The notorious radio man was high-fived and hugged as he walked through the packed audience to take his seat alongside Sharon Osbourne and Howie Mandel for the premiere of the talent contest's seventh season.

"I don't know who's responsible for this, but they should be fired immediately," Stern said at the top of the show, referring to NBC's decision to fill Piers Morgan's vacant seat with him.

Stern quickly took the reins, effortlessly ushering the two-hour program along through quick exchanges with the contestants and his fellow judges, with whom he appeared to have a strong, playful rapport.

He also made an effort to offer some kind words to the contestants he rejected.

"That was awful," he told one singer whose act invited more laughter from the audience than applause. "But you know that, don't you? You're a nice enough guy," he said.

And he played nicely with the children.

When a 7-year-old, who sang with her father, asked—with a big dose of spunk—what happened to Stern's father, he shot back instantly.

"You don't want to know," he told her, matching her attitude, before approving the act.

Earlier in the program, when a woman covered with cockatiels took the stage, he quizzed her on her act and her life trying to quickly size her up as he does with his guests on "The Howard Stern Show."

"You're a vegetarian, aren't you?" he asked after establishing that her patterned shirt was intended to mask the stains that come with her bird act. "You'd rather die than eat your own birds," he continued.

He gave the bird lady the disapproving "X," as he did to good number of the night's performers, but not with any ruthlessness or profanity some critics feared he might inject into prime-time.

Osbourne and Mandel contributed their own antics to the show—Osbourne cringing and turning away as a man steadied the arrow he was about to fire into a balloon held between his assistant's teeth; and Mandel singing along, dancing in his seat and occasionally offering mocking impressions of contestants.
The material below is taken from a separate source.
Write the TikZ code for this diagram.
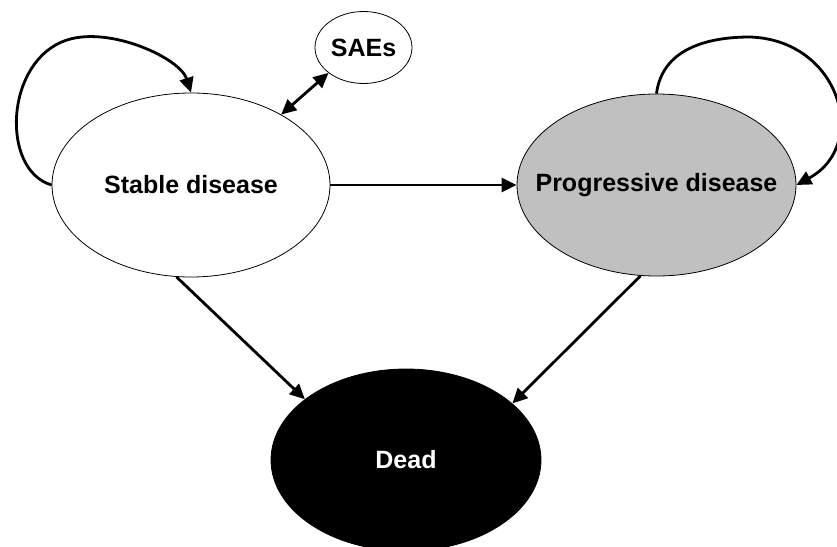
\documentclass[tikz,border=0pt]{standalone}
\usepackage{fontspec}
\setmainfont{Liberation Sans}
\usetikzlibrary{shapes.geometric,arrows.meta}
\begin{document}
\begin{tikzpicture}[x=1pt,y=-1pt,
  state/.style={ellipse,draw=black,line width=0.8pt,inner sep=0pt,
    font=\fontsize{25}{30}\selectfont\bfseries},
  conn/.style={line width=2.8pt,-{Triangle[length=15pt,width=14pt]}},
  dconn/.style={line width=2.8pt,{Triangle[length=15pt,width=14pt]}-{Triangle[length=15pt,width=14pt]}}]
\useasboundingbox (0,0) rectangle (837,546);
\clip (0,0) rectangle (837,546);
\fill[white] (0,0) rectangle (837,546);
\node[state,fill=white,minimum width=278pt,minimum height=184pt] (S) at (191,185) {Stable disease};
\node[state,inner xsep=-40pt,fill={rgb,255:red,192;green,192;blue,192},minimum width=279pt,minimum height=182pt] (P) at (656.5,185) {Progressive disease};
\node[state,fill=black,text=white,minimum width=270pt,minimum height=182pt] (D) at (406,460) {Dead};
\node[state,inner xsep=-10pt,fill=white,minimum width=97pt,minimum height=72pt] (A) at (363.5,47.5) {SAEs};
\draw[conn] (S.west) .. controls (0,170) and (5,60) .. (67,40) .. controls (110,26) and (180,58) .. (S.north);
\draw[conn] (P.north) .. controls (662,50) and (705,37) .. (750,37) .. controls (840,40) and (870,145) .. (P.east);
\draw[conn] (S.east) -- (P.west);
\draw[dconn] (S.38) -- (A.216);
\draw[conn] (S.261) -- (D.149);
\draw[conn] (P.260) -- (D.28);
\end{tikzpicture}
\end{document}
But it was Stern who dominated the show.

Some acts that will make it to the next round in Las Vegas include a man who builds and plays his own garage-sized instruments, two father-daughter musical acts, a couple dance teams and a young girl who twirled and tumbled through the air in an aerial act.

The rejected crew includes a man who pierced his own face on stage, several singers and a magician-stripper, whom Stern criticized for having "man boobs."